— У матушки распухла рука, — сказала я и опустила голову. Продолжать я не могла и молча стояла перед ним, содрогаясь от рыданий.
Наодзи тоже молчал. Я подняла голову:
— Боюсь, это конец. Ты не видел ее? При такой опухоли надеяться не на что, — проговорила я, ухватившись за край стола.
Наодзи помрачнел.
— Ничего, скоро все кончится. Черт, вот гадость!
— Я хочу ее вылечить. Я непременно как-нибудь вылечу ее, — говорила я, ломая руки.
Вдруг Наодзи заплакал.
— Неужели ты не понимаешь, что ничего нельзя сделать? Мы ничего не можем сделать! — и он стал яростно тереть кулаком глаза.
В тот день Наодзи отправился в Токио, чтобы сообщить обо всем дяде Вада и получить соответствующие указания, а я с утра до вечера проплакала, сдерживаясь только тогда, когда была возле матушки. Я плакала, когда сквозь утренний туман брела за молоком, плакала, когда причесывалась перед зеркалом, плакала, когда красила губы. Мне вспоминались счастливые дни, проведенные с матушкой, разные, связанные с ней случаи, и я все плакала и плакала без конца. Вечером, после того как стемнело, я вышла на веранду и долго рыдала. На осеннем небе мерцали звезды, у моих ног неподвижно лежала чужая кошка.
На следующий день опухоль стала еще больше. От еды матушка отказалась. Она не стала пить даже мандариновый сок, сказав, что он раздражает ее воспаленные десны и нёбо.
— Маменька, а что если вам повязать марлевую повязку, как советовал Наодзи? — я хотела улыбнуться, но пока говорила, мне стало так тяжело, что я разрыдалась.
— Ты, наверное, устала, у тебя столько хлопот каждый день. Найми сиделку, — тихо сказала матушка.
Она беспокоилась не о своем здоровье, а о моем! От этой мысли мне стало так горько, что я вскочила и убежала в ванную, где наплакалась всласть.
После обеда вернулся Наодзи с доктором Миякэ и медсестрой.

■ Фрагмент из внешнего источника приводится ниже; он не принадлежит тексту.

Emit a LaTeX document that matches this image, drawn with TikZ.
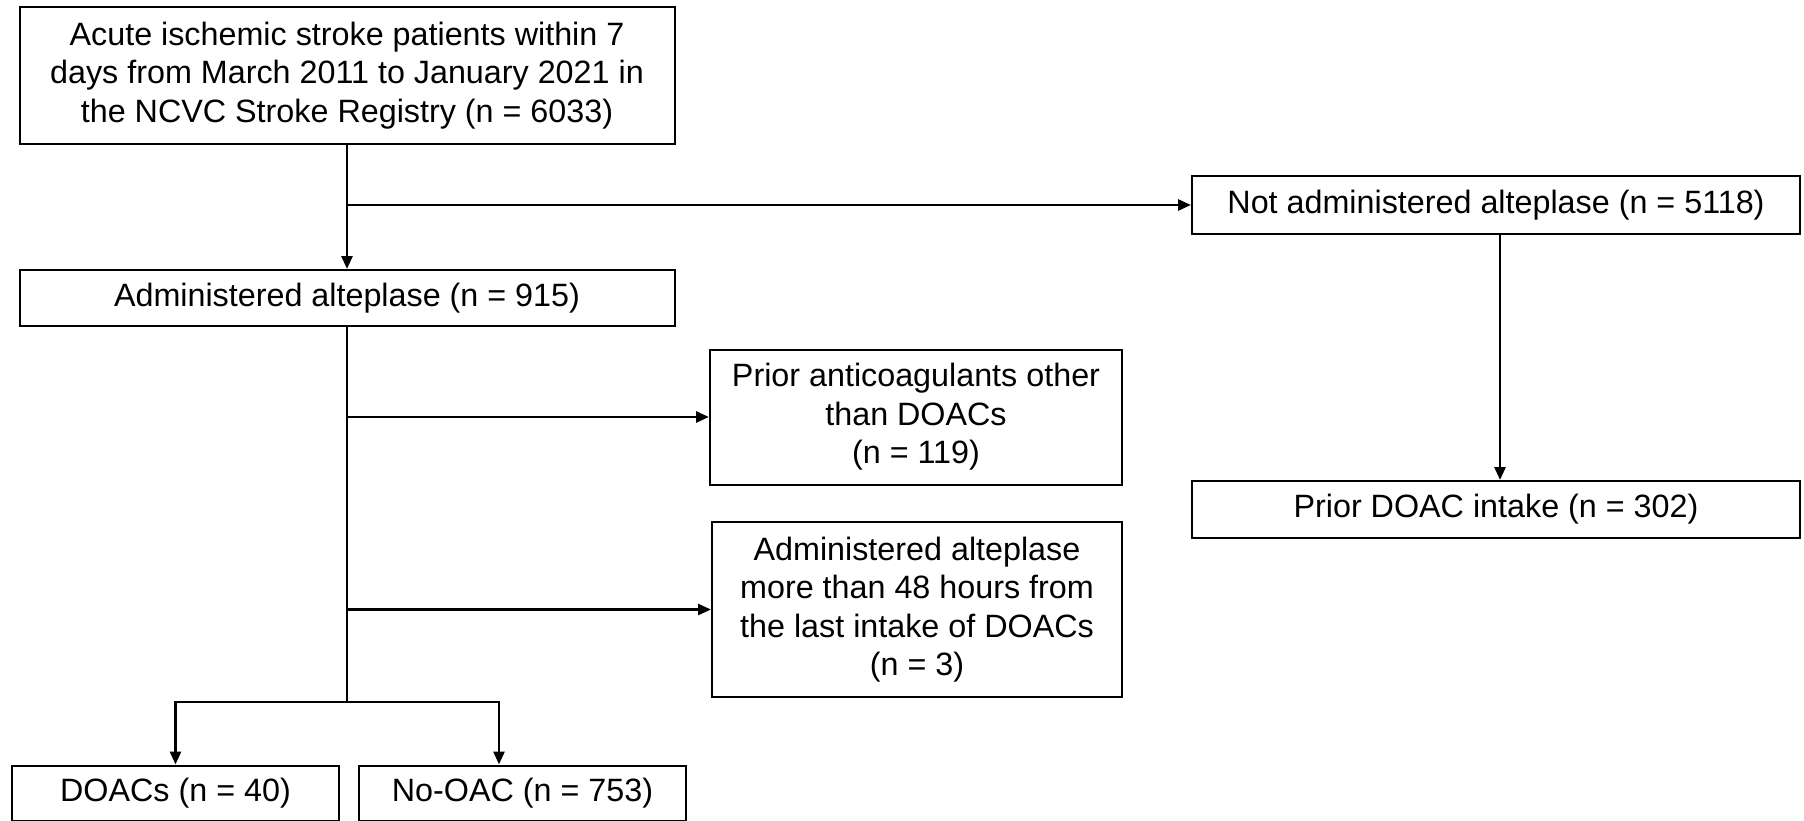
\documentclass[tikz,border=0pt]{standalone}
\usepackage{fontspec}
\setmainfont{Liberation Sans}
\usetikzlibrary{arrows.meta}
\begin{document}
\begin{tikzpicture}[x=1pt,y=-1pt,
  box/.style={draw=black,line width=2pt,inner sep=0pt,align=center,
    font=\fontsize{32.3}{38.5}\selectfont},
  conn/.style={line width=2.7pt,draw=black},
  arr/.style={conn,-{Triangle[length=13pt,width=11pt]}}]
\useasboundingbox (0,0) rectangle (1804,821);
\fill[white] (0,0) rectangle (1804,821);
\node[box,minimum width=655pt,minimum height=137pt] (top) at (347,75.5)
  {Acute ischemic stroke patients within 7\\days from March 2011 to January 2021 in\\the NCVC Stroke Registry (n = 6033)};
\node[box,minimum width=655pt,minimum height=56pt] (admin) at (347,298)
  {Administered alteplase (n = 915)};
\node[box,minimum width=608pt,minimum height=57pt] (notadm) at (1496,205)
  {Not administered alteplase (n = 5118)};
\node[box,minimum width=608pt,minimum height=57pt] (priordoac) at (1496,509.5)
  {Prior DOAC intake (n = 302)};
\node[box,minimum width=412pt,minimum height=135pt] (anticoag) at (916,417)
  {Prior anticoagulants other\\than DOACs\\(n = 119)};
\node[box,minimum width=410pt,minimum height=175pt] (adm48) at (917,609.5)
  {Administered alteplase\\more than 48 hours from\\the last intake of DOACs\\(n = 3)};
\node[box,minimum width=327pt,minimum height=55pt] (doacs) at (175.5,793)
  {DOACs (n = 40)};
\node[box,minimum width=327pt,minimum height=55pt] (nooac) at (522.5,793)
  {No-OAC (n = 753)};
\coordinate (split) at (347,702);
\coordinate (splitL) at (175.5,702);
\coordinate (splitR) at (499,702);
\draw[arr] (top) -- (admin);
\draw[arr] (top.south |- notadm.west) -- (notadm.west);
\draw[arr] (notadm.south -| 1500,0) -- (priordoac.north -| 1500,0);
\draw[conn] (admin.south) -- (split);
\draw[arr] (admin.south |- anticoag.west) -- (anticoag.west);
\draw[arr] (admin.south |- adm48.west) -- (adm48.west);
\draw[conn] ([xshift=-1.35pt]splitL) -- ([xshift=1.35pt]splitR);
\draw[arr] (splitL) -- (doacs.north);
\draw[arr] (splitR) -- (splitR |- nooac.north);
\end{tikzpicture}
\end{document}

Всегда готовый пошутить доктор на этот раз вошел в комнату больной с сердитым видом и сразу же начал осмотр. Потом, словно ни к кому не обращаясь, сказал:
— Что-то вы мне сегодня не нравитесь. — И ввел матушке камфару.
— Доктор, вам есть где переночевать? — словно в бреду спросила она.
— Да, в Нагаоке. Я забронировал себе номер в гостинице, не беспокойтесь. Вообще, вам, больная, запрещается беспокоиться о других, вы должны думать только о себе, есть все, что ваша душенька пожелает, и чем больше, тем лучше. Самое главное для вас теперь правильно питаться. Завтра я снова зайду. Сестру я оставляю здесь, она позаботиться о вас.
Все это доктор произнес громко, глядя на матушку, потом, задержав взгляд на Наодзи, поднялся и вышел.
Наодзи проводил доктора и вернулся в комнату. Я заметила, что он с трудом сдерживает слезы.
Тихонько выйдя из матушкиной комнаты, мы прошли в столовую.
— Что, никакой надежды? Да?
— Это ужасно! — криво улыбнулся Наодзи. — Такого резкого ухудшения доктор не ожидал. Он говорит, ей осталось дня два, не больше.
Из глаз его хлынули слезы.
— Не знаю, должны ли мы телеграфировать всем, или можно обойтись без этого? — спросила я. Как ни странно, я была совершенно спокойна.
— Мы обсуждали это с дядей, он говорит, сейчас не время устраивать многолюдные сборища. Если кто-нибудь вдруг приедет, нам неудобно будет оставлять его на ночь в этом доме, он слишком тесный, а приличных гостиниц в округе нет. Даже в Нагаоке трудно устроиться. Иными словами, мы слишком бедны теперь, чтобы приглашать гостей. Сам дядя приедет сразу, но он ведь такой скряга, от него никакой помощи не дождешься. Даже вчера вечером он не столько говорил о маминой болезни, сколько читал мне нотации. Без всяких скидок на ситуацию. Как будто нравоучения скряги могут кого-то поставить на истинный путь. Они с мамой как небо и земля, даром что родные брат и сестра. Терпеть его не могу.
— Но ведь теперь ты, обо мне и говорить нечего, будешь полностью зависеть от него.
— Ну уж увольте. Лучше просить милостыню. Вот тебе действительно придется вверить себя его чутким попечениям.
— Я… — слезы выступили у меня на глазах. — Мне есть куда пойти.
— Ты помолвлена? Это уже решено?
— Нет.
— Будешь жить одна? Работающая женщина… Не морочь мне голову!
— Нет, не одна. Я стану революционеркой.